White phosphorous is used because it provides an instant smokescreen, other munitions can provide a smokescreen but the effect is not instant. Faced with overwhelming enemy fire and wounded comrades, every commander would choose to screen his men instantly, to do otherwise would be negligent.

Much has been made of Israel’s ‘disproportionate and excessive’ use of force in Gaza. Footage of Gaza released today does show devastating damage to individual buildings, but this is no Stalingrad. A fact often unappreciated by those with no military experience is that the selective use of overwhelming force, aimed at key targets, actually shortens conflict and saves lives....

I do not argue that any soldier should be outside of the law, any army that allows such a thing is not worthy of the name. I do believe, however, that the least the world can do for young men returning from combat is to offer them the basic right to have their actions considered on the basis of events and the context in which they occurred.

This is exactly the problem with all who airily accuse Israel of "war crimes". Their hypocrisy is evident when they do not mention Hamas' obvious war crimes, but it is doubly hypocritical when they do not even consider that the vast majority of civilians killed in Gaza are dead because of Hamas' blatant strategy of hiding behind civilians, using civilian buildings to fire from, holding civilians as hostages and pretending to be civilians themselves.
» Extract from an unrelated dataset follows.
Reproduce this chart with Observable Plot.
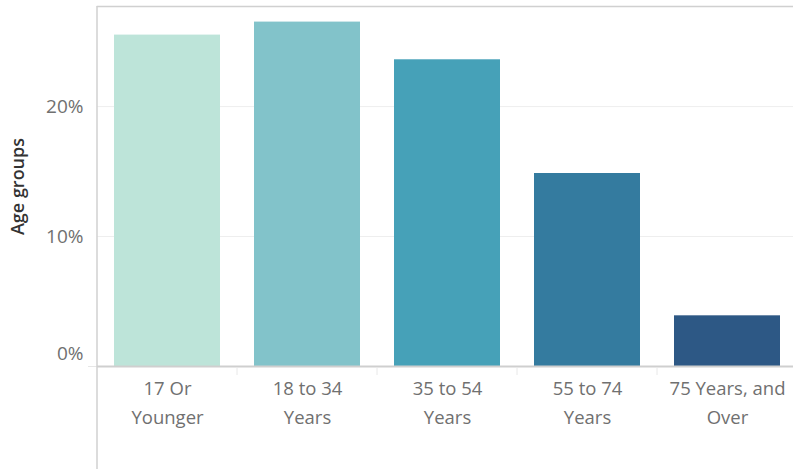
<!DOCTYPE html>
<html><head><meta charset="utf-8">
<script src="https://cdn.jsdelivr.net/npm/d3@7"></script>
<script src="https://cdn.jsdelivr.net/npm/@observablehq/plot@0.6"></script>
<style>html,body{margin:0;padding:0;background:#fff;overflow:hidden} svg{display:block}</style>
</head><body><div id="chart"></div>
<script>
const categories = ["17 Or Younger","18 to 34 Years","35 to 54 Years","55 to 74 Years","75 Years, and Over"];
const tickLabels = ["17 Or\nYounger","18 to 34\nYears","35 to 54\nYears","55 to 74\nYears","75 Years, and\nOver"];
const shares = [25.5, 26.5, 23.6, 14.85, 3.9];
const colors = ["#bde4d9","#82c3ca","#46a1b8","#347b9f","#2d5885"];
const gridTicks = [10, 20];
const zeroTick = [0];
const yTitle = "Age groups";

const data = categories.map((c, i) => ({category: c, share: shares[i]}));
const labelOf = new Map(categories.map((c, i) => [c, tickLabels[i]]));
const FONT = "Open Sans";

const plot = Plot.plot({
  width: 793, height: 469,
  marginLeft: 97, marginRight: -4, marginTop: 6, marginBottom: 103,
  style: {fontFamily: FONT, background: "#fff", overflow: "hidden"},
  x: {domain: categories, paddingInner: 0.243, paddingOuter: 0.121, label: null, axis: null},
  y: {domain: [0, 27.7], label: null, axis: null},
  color: {domain: categories, range: colors},
  marks: [
    Plot.ruleY(gridTicks, {stroke: "#eeeeee", strokeWidth: 1}),
    Plot.barY(data, {x: "category", y: "share", fill: "category"}),
    Plot.frame({anchor: "top", stroke: "#d0d0d0", strokeWidth: 1.5}),
    Plot.ruleY(zeroTick, {stroke: "#cfcfcf", strokeWidth: 2}),
    Plot.axisY(zeroTick, {tickSize: 9, stroke: "#e6e6e6", tickFormat: () => "", tickPadding: 0}),
    Plot.axisY(gridTicks, {tickSize: 0, tickPadding: 14, fontSize: 19, fill: "#707070", tickFormat: d => d + "%", label: null}),
    Plot.axisY(zeroTick, {tickSize: 0, tickPadding: 14, fontSize: 19, fill: "#707070", tickFormat: d => d + "%", dy: -13, label: null}),
    Plot.axisX(categories, {tickSize: 0, tickPadding: 7, fontSize: 18.5, fill: "#707070", lineHeight: 1.6, tickFormat: d => labelOf.get(d), label: null}),
    Plot.text([yTitle], {frameAnchor: "left", textAnchor: "middle", rotate: -90, dx: -79, fontSize: 18, fontWeight: 600, fill: "#333"})
  ]
});

// decorative lines: left axis line extending to the bottom, band separators below the baseline
const svg = d3.select(plot);
const xs = plot.scale("x");
const y0 = plot.scale("y").apply(0);
const left = xs.range[0];
const bandStep = (xs.range[1] - xs.range[0]) / categories.length;
svg.append("line").attr("x1", left).attr("x2", left).attr("y1", 6).attr("y2", 469)
  .attr("stroke", "#d0d0d0").attr("stroke-width", 1.5);
categories.slice(1).forEach((c, i) => {
  const bx = left + (i + 1) * bandStep;
  svg.append("line").attr("x1", bx).attr("x2", bx).attr("y1", y0 + 1).attr("y2", y0 + 9)
    .attr("stroke", "#e8e8e8").attr("stroke-width", 1);
});
document.getElementById("chart").appendChild(plot);
</script>
</body></html>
To blame Israel - which from all accounts did more than any army in history has ever done to minimize civilian casualties - for "war crimes" without taking this context into account betrays the most sickening kind of prejudice and ignorance about war.

As is often the case, criticism is easy, but none of the critics ever offer any viable alternatives on how to fight a war with fewer civilian casualties without putting one's own soldiers at an unacceptable risk.